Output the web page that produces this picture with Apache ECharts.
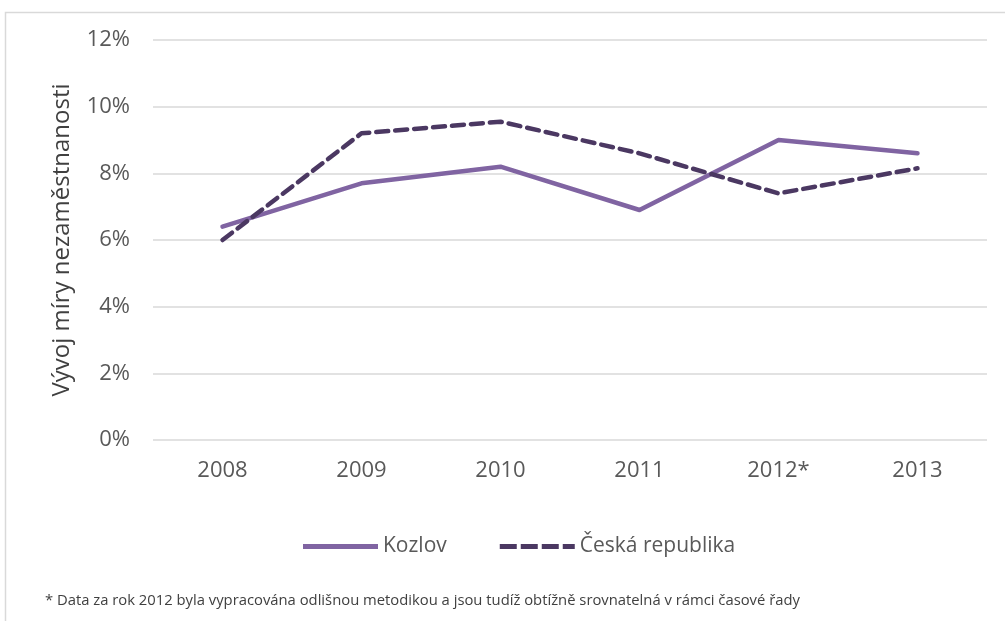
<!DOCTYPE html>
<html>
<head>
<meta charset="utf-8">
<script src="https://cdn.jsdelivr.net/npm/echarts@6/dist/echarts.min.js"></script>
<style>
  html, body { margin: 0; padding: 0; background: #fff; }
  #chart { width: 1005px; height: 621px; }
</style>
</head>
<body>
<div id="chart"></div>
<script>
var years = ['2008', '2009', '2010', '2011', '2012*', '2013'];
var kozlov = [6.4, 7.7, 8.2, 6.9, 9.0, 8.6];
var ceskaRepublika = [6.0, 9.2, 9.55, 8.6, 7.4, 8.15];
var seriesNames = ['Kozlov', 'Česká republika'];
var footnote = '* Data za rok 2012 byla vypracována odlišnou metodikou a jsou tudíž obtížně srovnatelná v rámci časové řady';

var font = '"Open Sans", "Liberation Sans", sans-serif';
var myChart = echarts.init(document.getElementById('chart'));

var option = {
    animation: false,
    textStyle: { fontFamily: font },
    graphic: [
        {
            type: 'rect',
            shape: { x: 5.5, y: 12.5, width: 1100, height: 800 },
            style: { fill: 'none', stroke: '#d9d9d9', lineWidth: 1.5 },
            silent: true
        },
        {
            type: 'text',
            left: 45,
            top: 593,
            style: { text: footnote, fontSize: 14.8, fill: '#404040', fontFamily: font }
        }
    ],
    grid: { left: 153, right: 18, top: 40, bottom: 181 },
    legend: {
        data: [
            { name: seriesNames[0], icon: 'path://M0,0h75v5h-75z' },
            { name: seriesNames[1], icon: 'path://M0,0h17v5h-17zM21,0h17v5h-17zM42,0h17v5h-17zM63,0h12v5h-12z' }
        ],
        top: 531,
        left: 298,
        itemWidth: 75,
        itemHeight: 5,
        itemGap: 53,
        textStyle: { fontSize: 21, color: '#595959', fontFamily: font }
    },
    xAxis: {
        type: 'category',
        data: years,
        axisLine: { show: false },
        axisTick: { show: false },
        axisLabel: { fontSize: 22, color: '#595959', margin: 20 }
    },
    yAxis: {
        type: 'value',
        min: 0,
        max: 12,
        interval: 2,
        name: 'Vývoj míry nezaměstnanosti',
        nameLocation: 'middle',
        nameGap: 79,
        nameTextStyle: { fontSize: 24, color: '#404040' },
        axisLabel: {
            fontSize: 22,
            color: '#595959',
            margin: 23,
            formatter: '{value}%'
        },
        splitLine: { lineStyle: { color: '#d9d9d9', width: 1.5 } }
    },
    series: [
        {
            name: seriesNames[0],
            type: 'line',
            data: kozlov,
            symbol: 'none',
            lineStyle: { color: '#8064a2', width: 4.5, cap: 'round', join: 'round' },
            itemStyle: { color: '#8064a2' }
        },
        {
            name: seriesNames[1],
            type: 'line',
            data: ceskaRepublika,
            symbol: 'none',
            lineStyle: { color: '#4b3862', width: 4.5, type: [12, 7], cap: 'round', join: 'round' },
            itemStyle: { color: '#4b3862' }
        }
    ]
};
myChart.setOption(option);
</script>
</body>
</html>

• • •

▸ TASK REQUIREMENTS:
Quote the listing above in full, except for the pictures.

▸ COMPLETED EXERCISE:
Output the web page that produces this picture with Apache ECharts.
<!DOCTYPE html>
<html>
<head>
<meta charset="utf-8">
<script src="https://cdn.jsdelivr.net/npm/echarts@6/dist/echarts.min.js"></script>
<style>
  html, body { margin: 0; padding: 0; background: #fff; }
  #chart { width: 1005px; height: 621px; }
</style>
</head>
<body>
<div id="chart"></div>
<script>
var years = ['2008', '2009', '2010', '2011', '2012*', '2013'];
var kozlov = [6.4, 7.7, 8.2, 6.9, 9.0, 8.6];
var ceskaRepublika = [6.0, 9.2, 9.55, 8.6, 7.4, 8.15];
var seriesNames = ['Kozlov', 'Česká republika'];
var footnote = '* Data za rok 2012 byla vypracována odlišnou metodikou a jsou tudíž obtížně srovnatelná v rámci časové řady';

var font = '"Open Sans", "Liberation Sans", sans-serif';
var myChart = echarts.init(document.getElementById('chart'));

var option = {
    animation: false,
    textStyle: { fontFamily: font },
    graphic: [
        {
            type: 'rect',
            shape: { x: 5.5, y: 12.5, width: 1100, height: 800 },
            style: { fill: 'none', stroke: '#d9d9d9', lineWidth: 1.5 },
            silent: true
        },
        {
            type: 'text',
            left: 45,
            top: 593,
            style: { text: footnote, fontSize: 14.8, fill: '#404040', fontFamily: font }
        }
    ],
    grid: { left: 153, right: 18, top: 40, bottom: 181 },
    legend: {
        data: [
            { name: seriesNames[0], icon: 'path://M0,0h75v5h-75z' },
            { name: seriesNames[1], icon: 'path://M0,0h17v5h-17zM21,0h17v5h-17zM42,0h17v5h-17zM63,0h12v5h-12z' }
        ],
        top: 531,
        left: 298,
        itemWidth: 75,
        itemHeight: 5,
        itemGap: 53,
        textStyle: { fontSize: 21, color: '#595959', fontFamily: font }
    },
    xAxis: {
        type: 'category',
        data: years,
        axisLine: { show: false },
        axisTick: { show: false },
        axisLabel: { fontSize: 22, color: '#595959', margin: 20 }
    },
    yAxis: {
        type: 'value',
        min: 0,
        max: 12,
        interval: 2,
        name: 'Vývoj míry nezaměstnanosti',
        nameLocation: 'middle',
        nameGap: 79,
        nameTextStyle: { fontSize: 24, color: '#404040' },
        axisLabel: {
            fontSize: 22,
            color: '#595959',
            margin: 23,
            formatter: '{value}%'
        },
        splitLine: { lineStyle: { color: '#d9d9d9', width: 1.5 } }
    },
    series: [
        {
            name: seriesNames[0],
            type: 'line',
            data: kozlov,
            symbol: 'none',
            lineStyle: { color: '#8064a2', width: 4.5, cap: 'round', join: 'round' },
            itemStyle: { color: '#8064a2' }
        },
        {
            name: seriesNames[1],
            type: 'line',
            data: ceskaRepublika,
            symbol: 'none',
            lineStyle: { color: '#4b3862', width: 4.5, type: [12, 7], cap: 'round', join: 'round' },
            itemStyle: { color: '#4b3862' }
        }
    ]
};
myChart.setOption(option);
</script>
</body>
</html>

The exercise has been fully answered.